Okay, so this isn't an invention that men are demanding as much as it is a service that we desperately need. So we've been doing this designated driver thing for like, I dunno, 15 years or something...whenever Mothers Against Drunk Driving first came out...and let's face it...there's a crucial flaw in the plan. One guy has to not drink!! So that's why us guys are demanding our own fleet of helicopters chartered to fly us around when we're drunk. Then EVERYONE can drink. Except the helicopter pilot, I guess. He better not drink.

#6) Spray-on Socks and Underwear

I can wear a pair of jeans at least ten days in a row without them starting to smell. And I've got like ten drawers filled with T-shirts I've picked up over the years. But I have to do the laundry once a week. Why? I keep running out of damn socks and underwear. That's why the next manvention on the list is Spray-on Socks and Underwear. Basically we'd need scientists to somehow fit a liquid-based cotton solution into an aerosol can that would become solid cotton once the solution hit the air. Science guys, try to fit five pairs per can...then we only need one can per week (hell yes I free ball barefoot on the weekends...you wanna start something?)

#7) The F-Chip

Here's a manvention any guy could get behind! The F-Chip is just like the V-Chip, but rather than blocking violent programming from your TV, it keeps all female programming, like "Sex and the City," "Gilmore Girls" and "Will and Grace," off the air and, in their place, programs old Super Bowls on loop. Not much else to say here other than, build this motherfucker NOW!

#8) Kitchen Swords

What separates a bachelor pad's "eating hole" from some pansy, girlie kitchen? Well, currently, the food items and not much else. But we propose to change that--with the manvention the Kitchen Sword. The Kitchen Sword is exactly what it sounds like...a sword, for use in the kitchen. Coming in all shapes and sizes (from the Butter Broadsword to the Salad Samurai Slicer), the Kitchen Sword is the manly, oversized version of the knife. It's invention would blast the act of cutting food into the next stratosphere. This one wouldn't be too hard to "invent," but I'm pretty sure swords are illegal without certain licenses and stuff, so most of the leg work would have to go to raising money for Kitchen Sword Lobbyists. But guys? It's worth it.
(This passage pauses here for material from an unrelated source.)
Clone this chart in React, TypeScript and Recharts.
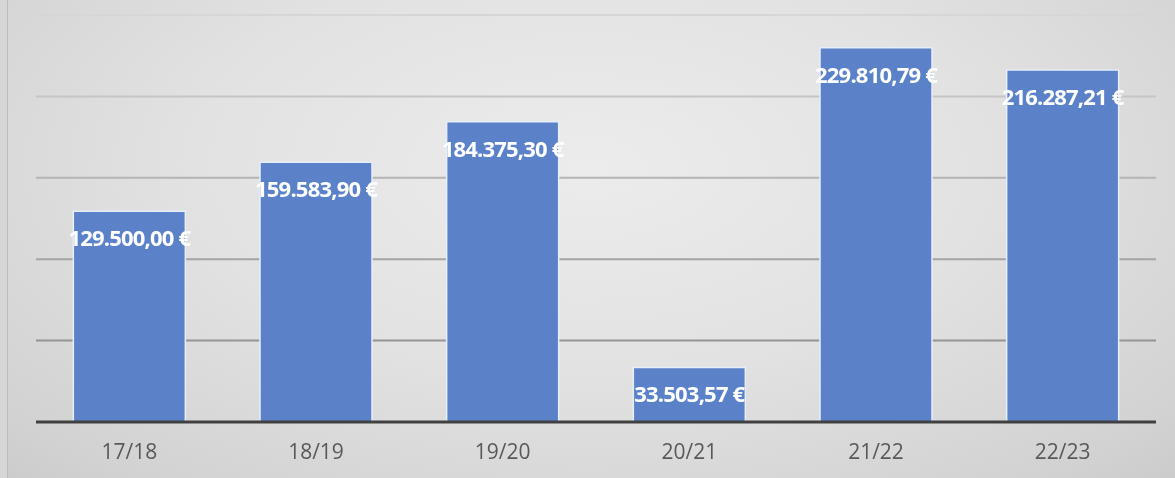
import React from "react";
import { BarChart, Bar, XAxis, YAxis, CartesianGrid, LabelList, ReferenceLine } from "recharts";

const categories = ["17/18", "18/19", "19/20", "20/21", "21/22", "22/23"];
const amounts = [129500.0, 159583.9, 184375.3, 33503.57, 229810.79, 216287.21];
const yTicks = [0, 50000, 100000, 150000, 200000, 250000];

const data = categories.map((c, i) => ({ season: c, amount: amounts[i] }));

const fmt = (v: number) => {
  const [int, dec] = v.toFixed(2).split(".");
  const withDots = int.replace(/\B(?=(\d{3})+(?!\d))/g, ".");
  return `${withDots},${dec} €`;
};

const renderLabel = (props: any) => {
  const { x, y, width, value } = props;
  return (
    <text
      x={Number(x) + Number(width) / 2}
      y={Number(y) + 35}
      textAnchor="middle"
      fill="#ffffff"
      fontFamily="'Open Sans', sans-serif"
      fontWeight={700}
      fontSize={22}
      letterSpacing={-0.8}
    >
      {fmt(Number(value))}
    </text>
  );
};

export default function App() {
  return (
    <div
      style={{
        position: "fixed",
        left: 0,
        top: 0,
        width: 1175,
        height: 478,
        overflow: "hidden",
        background:
          "radial-gradient(ellipse 75% 95% at 50% 35%, #ececec 0%, #e2e2e2 45%, #d2d2d2 85%, #c9c9c9 100%)",
      }}
    >
      <div
        style={{
          position: "absolute",
          left: 0,
          top: 0,
          width: 7,
          height: 478,
          background: "#d6d6d6",
          borderRight: "1px solid #bcbcbc",
        }}
      />
      <BarChart
        width={1175}
        height={478}
        data={data}
        margin={{ top: 15, right: 19, left: 36, bottom: 0 }}
        barCategoryGap="20%"
        style={{ position: "absolute", left: 0, top: 0 }}
      >
        <defs>
          <linearGradient id="gridGrad" gradientUnits="userSpaceOnUse" x1="0" y1="15" x2="0" y2="422">
            <stop offset="0%" stopColor="#d6d6d6" />
            <stop offset="50%" stopColor="#acacac" />
            <stop offset="100%" stopColor="#858585" />
          </linearGradient>
        </defs>
        <CartesianGrid vertical={false} stroke="url(#gridGrad)" strokeWidth={2} />
        <YAxis hide width={0} domain={[0, 250000]} ticks={yTicks} />
        <XAxis
          dataKey="season"
          height={56}
          axisLine={false}
          tickLine={false}
          tickSize={6}
          tickMargin={16}
          tick={{ fill: "#595959", fontSize: 21, fontFamily: "'Open Sans', sans-serif" }}
        />
        <Bar dataKey="amount" fill="#5b82c9" stroke="#e6eefa" strokeWidth={1.5} isAnimationActive={false}>
          <LabelList dataKey="amount" content={renderLabel} />
        </Bar>
        <ReferenceLine y={0} stroke="#404040" strokeWidth={3} />
      </BarChart>
    </div>
  );
}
#9) Cold Distillery Backpack

Forget brown-bagging it. With the Cold Distillery Backpack, we're talking portable brewing here, baby! Since current methods of distilling spirits normally requires heat, there's a lot of scientific leg work to be done before these backpacks go on the market. First, the concept of Cold Distilling (making alcohol without heat) would have to be invented. But once we're set in that arena (and after years of perfecting), the Cold Distillery Backpack will become one of the most fantastic inventions ever dreamed of. Just throw the key ingredient into the top of the bag (be it hops for beer, sugar cane for rum or potatoes for vodka) and let the fascinating science of Cold Distilling work its yet-to-be-invented magic and viola! Out comes your own alcohol, straight out the bag's spout! Science dudes, be honest...how close are we to making this one happen? I don't want to give up the dream.

#10) Laser Guided Condoms

Remember when you saw "Terminator" as a kid and Arnie's laser-guided handgun was the most badass thing you ever saw? Well, your penis is about to get just as badass...with our final manvention, the Laser Guided Condom. The "practical" use of these puppies is for dead aim--so you NEVER miss with the lights out (you know, just in case you're prone to throwing your hot dog down the wrong hallway or something). But really, we want this because adding lasers to our wangs would be frickin' hilariously amazing. You could totally do light shows on the ceiling after she passes out from your love making session, not to mention if you slip one of these suckers on at work, secretly give the old woodpecker some air and start doing some classic laser-pointer gags during a company board meeting. No one would be the wiser! Ohh, I want these sooo bad. Scientissssts!!! Pleaaase!